Ranking output and ingested data are byte-identical; the full test suite is green
with no new failures. Method + A/B numbers: docs/perf-optimization-2026-05-31.md.

Performance

  • Ingestion: PgSink reuses one write connection across documents instead of opening and tearing one down per document. At ~5 ms/connect that was up to ~40% of non-embed time on many-small-doc corpora (chat, messages, records). The connection is opened lazily and still COMMITs per document, so the crash-safety and live-progress contracts are unchanged (a committed row stays visible to other sessions; a mid-run crash still only loses the in-flight doc).

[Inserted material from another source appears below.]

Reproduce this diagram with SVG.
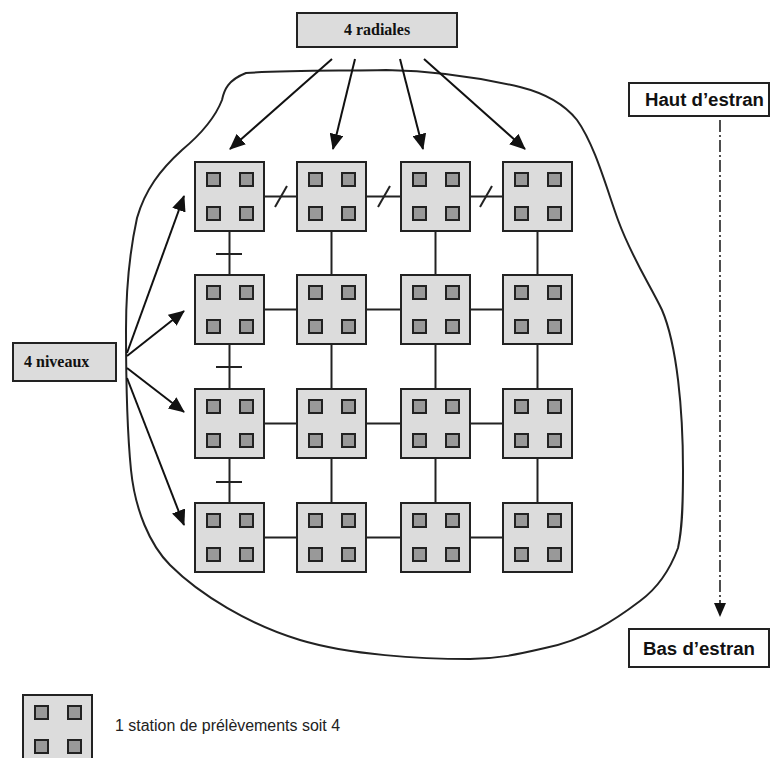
<svg xmlns="http://www.w3.org/2000/svg" width="771" height="758" viewBox="0 0 771 758">
<defs>
<style>
.box{fill:#dcdcdc;stroke:#222;stroke-width:2}
.sq{fill:#999;stroke:#222;stroke-width:2}
.ln{stroke:#222;stroke-width:2;fill:none}
.arr{stroke:#111;stroke-width:2;fill:none;marker-end:url(#ah)}
.lbl{fill:#dcdcdc;stroke:#222;stroke-width:2}
.wl{fill:#fff;stroke:#222;stroke-width:2}
.serif{font-family:"Liberation Serif","Times New Roman",serif;font-weight:bold;font-size:16px;fill:#111}
.sans{font-family:"Liberation Sans",Arial,sans-serif;font-weight:bold;font-size:18px;fill:#111}
</style>
<marker id="ah" markerUnits="userSpaceOnUse" markerWidth="16" markerHeight="14" refX="15" refY="7" orient="auto">
<path d="M0,0 L16,7 L0,14 Z" fill="#111"/>
</marker>
<g id="station">
<rect class="box" x="0" y="0" width="69" height="69"/>
<rect class="sq" x="12" y="11" width="13" height="13"/>
<rect class="sq" x="45" y="11" width="13" height="13"/>
<rect class="sq" x="12" y="45" width="13" height="13"/>
<rect class="sq" x="45" y="45" width="13" height="13"/>
</g>
</defs>
<rect width="771" height="758" fill="#fff"/>

<path id="estran" class="ln" d="M246,73 C290,70 340,71 386,70 C440,71 490,80 520,87 C548,94 565,105 577,120 C595,145 607,190 618,220 C632,258 650,285 662,310 C677,345 683,410 683,470 C683,510 682,530 678,548 C668,575 655,590 640,601 C615,620 585,640 545,648 C515,655 495,659 470,659 C420,659 350,655 300,640 C250,625 200,595 170,565 C150,545 135,510 131,470 C127,430 126,380 126,330 C126,290 130,250 137,218 C145,190 160,170 182,150 C200,135 215,118 222,100 C224,90 228,80 246,73 Z"/>

<g id="connectors">
<line class="ln" x1="264" y1="196.5" x2="297" y2="196.5"/>
<line class="ln" x1="366" y1="196.5" x2="401" y2="196.5"/>
<line class="ln" x1="470" y1="196.5" x2="503" y2="196.5"/>
<line class="ln" x1="275" y1="207" x2="287" y2="186"/>
<line class="ln" x1="378" y1="207" x2="390" y2="186"/>
<line class="ln" x1="480" y1="207" x2="492" y2="186"/>
<line class="ln" x1="264" y1="309.5" x2="297" y2="309.5"/>
<line class="ln" x1="366" y1="309.5" x2="401" y2="309.5"/>
<line class="ln" x1="470" y1="309.5" x2="503" y2="309.5"/>
<line class="ln" x1="264" y1="423.5" x2="297" y2="423.5"/>
<line class="ln" x1="366" y1="423.5" x2="401" y2="423.5"/>
<line class="ln" x1="470" y1="423.5" x2="503" y2="423.5"/>
<line class="ln" x1="264" y1="537.5" x2="297" y2="537.5"/>
<line class="ln" x1="366" y1="537.5" x2="401" y2="537.5"/>
<line class="ln" x1="470" y1="537.5" x2="503" y2="537.5"/>
<line class="ln" x1="229.5" y1="231" x2="229.5" y2="275"/>
<line class="ln" x1="229.5" y1="344" x2="229.5" y2="389"/>
<line class="ln" x1="229.5" y1="458" x2="229.5" y2="503"/>
<line class="ln" x1="216" y1="254" x2="242" y2="254"/>
<line class="ln" x1="216" y1="367" x2="242" y2="367"/>
<line class="ln" x1="216" y1="482" x2="242" y2="482"/>
<line class="ln" x1="331.5" y1="231" x2="331.5" y2="275"/>
<line class="ln" x1="331.5" y1="344" x2="331.5" y2="389"/>
<line class="ln" x1="331.5" y1="458" x2="331.5" y2="503"/>
<line class="ln" x1="435.5" y1="231" x2="435.5" y2="275"/>
<line class="ln" x1="435.5" y1="344" x2="435.5" y2="389"/>
<line class="ln" x1="435.5" y1="458" x2="435.5" y2="503"/>
<line class="ln" x1="537.5" y1="231" x2="537.5" y2="275"/>
<line class="ln" x1="537.5" y1="344" x2="537.5" y2="389"/>
<line class="ln" x1="537.5" y1="458" x2="537.5" y2="503"/>
<line class="arr" x1="332" y1="59" x2="230" y2="149"/>
<line class="arr" x1="355" y1="59" x2="333" y2="149"/>
<line class="arr" x1="400" y1="59" x2="423" y2="149"/>
<line class="arr" x1="424" y1="59" x2="525" y2="149"/>
<line class="arr" x1="127" y1="353" x2="184" y2="196"/>
<line class="arr" x1="127" y1="356" x2="184" y2="311"/>
<line class="arr" x1="127" y1="368" x2="184" y2="412"/>
<line class="arr" x1="127" y1="378" x2="184" y2="525"/>
<line x1="720" y1="120" x2="720" y2="604" stroke="#222" stroke-width="1.6" stroke-dasharray="12,3,2,3"/>
<path d="M714,603 L726,603 L720,617 Z" fill="#111"/>
</g>

<g id="stations">
<use href="#station" x="195" y="162"/>
<use href="#station" x="297" y="162"/>
<use href="#station" x="401" y="162"/>
<use href="#station" x="503" y="162"/>
<use href="#station" x="195" y="275"/>
<use href="#station" x="297" y="275"/>
<use href="#station" x="401" y="275"/>
<use href="#station" x="503" y="275"/>
<use href="#station" x="195" y="389"/>
<use href="#station" x="297" y="389"/>
<use href="#station" x="401" y="389"/>
<use href="#station" x="503" y="389"/>
<use href="#station" x="195" y="503"/>
<use href="#station" x="297" y="503"/>
<use href="#station" x="401" y="503"/>
<use href="#station" x="503" y="503"/>
</g>

<g id="radiales">
<rect class="lbl" x="297" y="13" width="160" height="34"/>
<text class="serif" x="377" y="35" text-anchor="middle">4 radiales</text>
</g>
<g id="niveaux">
<rect class="lbl" x="13" y="343" width="103" height="38"/>
<text class="serif" x="24" y="367">4 niveaux</text>
</g>
<g id="haut">
<rect class="wl" x="629" y="83" width="140" height="33"/>
<text class="sans" x="645" y="106" textLength="119" lengthAdjust="spacingAndGlyphs">Haut d’estran</text>
</g>
<g id="bas">
<rect class="wl" x="629" y="629" width="140" height="38"/>
<text class="sans" x="643" y="655" textLength="112" lengthAdjust="spacingAndGlyphs">Bas d’estran</text>
</g>
<g id="legend">
<use href="#station" x="23" y="695"/>
<text x="115" y="731" font-family="'Liberation Sans',Arial,sans-serif" font-size="16" fill="#222" textLength="225" lengthAdjust="spacingAndGlyphs">1 station de prélèvements soit 4</text>
</g>
</svg>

On any write error the transaction is rolled back and the connection dropped so a poisoned transaction can't leak into the next document. Measured −24% wall on a 200-doc / 1-chunk-per-doc corpus with embedder.threads held constant. Backed by backends/postgres.py:new_connection() (raw, caller-owned), PgSink.close(), and a finally in runner.run_cell. The win scales with docs ÷ chunks — largest for many small docs, smaller for few large ones.
  • Search: hybrid_search runs the semantic and FTS legs concurrently. The two legs are independent, side-effect-free SELECTs, so they now run on a small thread pool (one worker per extra leg) instead of sequentially; psycopg releases the GIL during server I/O, so a 2-leg hybrid drops from sum(legs) to ≈max(legs). −24% median latency, transparent and default-on. Fusion consumes the same per-leg results, so the ranked output is byte-identical to the sequential path. Single-leg queries stay inline (no thread overhead).
  • Search: opt-in read-connection pool (CHUNKSHOP_SEARCH_POOL=1). Connection setup (~5–6 ms/leg), not the queries, dominates search latency. Setting this env var routes the hot read legs (semantic_search, keyword_search) through a tiny thread-safe idle-connection pool keyed by DSN (autocommit reads — nothing lingers idle-in-transaction; an errored connection is closed, never recycled; chunkshop.search.close_search_pool() drains it). Default OFF preserves the documented per-call-connect behavior byte-for-byte. Measured −66% median hybrid latency with the flag on. See docs/hybrid-search.md § Performance.

Testing

  • New tests/chunkshop/test_search_pool.py pins the pool lifecycle: reuse when enabled, a fresh connection per call when disabled, never pool a poisoned (errored) connection, and drain on close_search_pool().
  • tests/chunkshop/test_pg_document_store.py mocks updated to the new_connection write path (the sink no longer connects per document); the _FakeConnection gained closed / rollback / close to exercise the reuse-and-recover path.

Notes

  • No API changes and no new runtime dependencies. The search pool is the only new knob and it is opt-in via env var; the pool is hand-rolled (stdlib + psycopg) rather than pulling in psycopg_pool.
  • Two research write-ups ship as docs only (no code): embedder.threads tuning for single-cell ingest in docs/perf-optimization-2026-05-31.md, and a third-party-benchmarked speed-vs-accuracy analysis of caveman filler-word reduction (BEIR: ~1–2% NDCG for ~25% cheaper embedding) in docs/caveman-filler-word-reduction-2026-05-31.md.
  • Five follow-up performance ideas are tracked as issues #64#68 (default-on search pool, COPY bulk-insert, length-bucketed embedding batches, warm-model search daemon, HNSW ef_search).